Przez dłuższy czas obowiązywała zasada, że kolarze nie mogą korzystać z pomocy innych osób w przypadku awarii roweru. W 1913 roku Francuz Eugéne Christophe przez kilkanaście kilometrów niósł rower z pękniętym widelcem, szukając zakładu kowalskiego. Gdy w końcu go znalazł, musiał sam go naprawić, pod okiem sędziów. Później zdyskwalifikowano zawodnika, ponieważ syn kowala pomagał mu przy kowalskim miechu.
Charakterystyczny człowiek przebierający się za diabła i kibicujący na TdF, to Didi Senft. El Diablo pojawia się w swoim kostiumie na wyścigach od 1993 roku. Mimo problemów ze zdrowiem, nadal stara się kibicować.
„Spożywanie alkoholu podczas jazdy było na początku dziennym” :)
Jak teraz porównuję zdjęcia ze współczesności i początków, to zdecydowanie wiele lat temu wyścig wyglądał bardziej klimatycznie. Przede wszystkim naturalność i panowie z wąsami. Dzisiaj dużo dodatków na rowerzyście i rowerze, nie widać emocji na twarzach uczestników. Czasy retro jednak inaczej podchodziły nawet do sportu :)
Bo to nie był sport tylko ZABAWA! Alkohol i papierosy?… Aż trudno uwierzyć, że nie rozumieli, że niedotlenienie nie pomaga wygrywać!
Edouard Louis Joseph „Eddy” Merckx – Wszechstronność
„Kanibal Wszechczasów ”
mistrz świata w kolarstwie szosowym – 4 razy, w latach 1964, 1967, 1971, 1974 (raz jako amator)
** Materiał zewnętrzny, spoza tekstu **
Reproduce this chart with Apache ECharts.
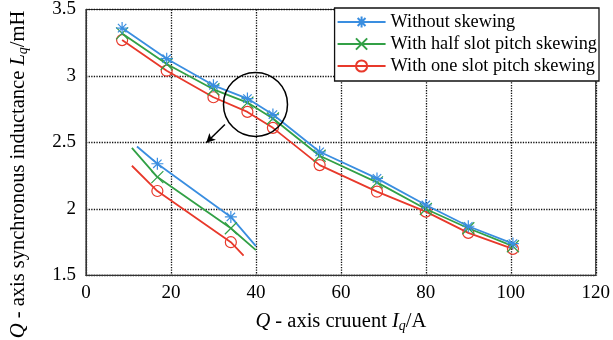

wygrane w Tour de France – 5 razy, w latach 1969-1972 i 1974
wygrane w Giro d’Italia – 5 razy, w latach 1968-1974
wygrane w Tour de France i Giro d’Italia oraz mistrzostwo świata w jednym sezonie – w 1974
jedna wygrana w Vuelta a España – w 1973
jedna wygrana w Tour de Suisse – w 1974
wygrane w Paryż-Nicea – 3 razy, w latach 1969-1971
rekord świata w jeździe godzinnej – 49,431 km – w 1972
ogółem 525 zwycięstw w 1800 wyścigach
Jak dla mnie Marco Pantani. Wygrał 8 etapów w Tour de France. Oraz klasyfikację generalną w 1998 roku. Wspaniały kolarz. Bardzo dobry góral.
zdecydowanie był to
Richard Virenque oglądając jego ucieczki samotne pod
Mont Ventoux serce się radowało dlatego miał przydomek ryszard lwie serce i ten uniesiony palec na mecie coś pięknego….
Moim ulubionym kolarzem jest Andre Greipel. Niesamowicie waleczny, a przy tym sympatyczny. „Goryla” nie da się nie lubić.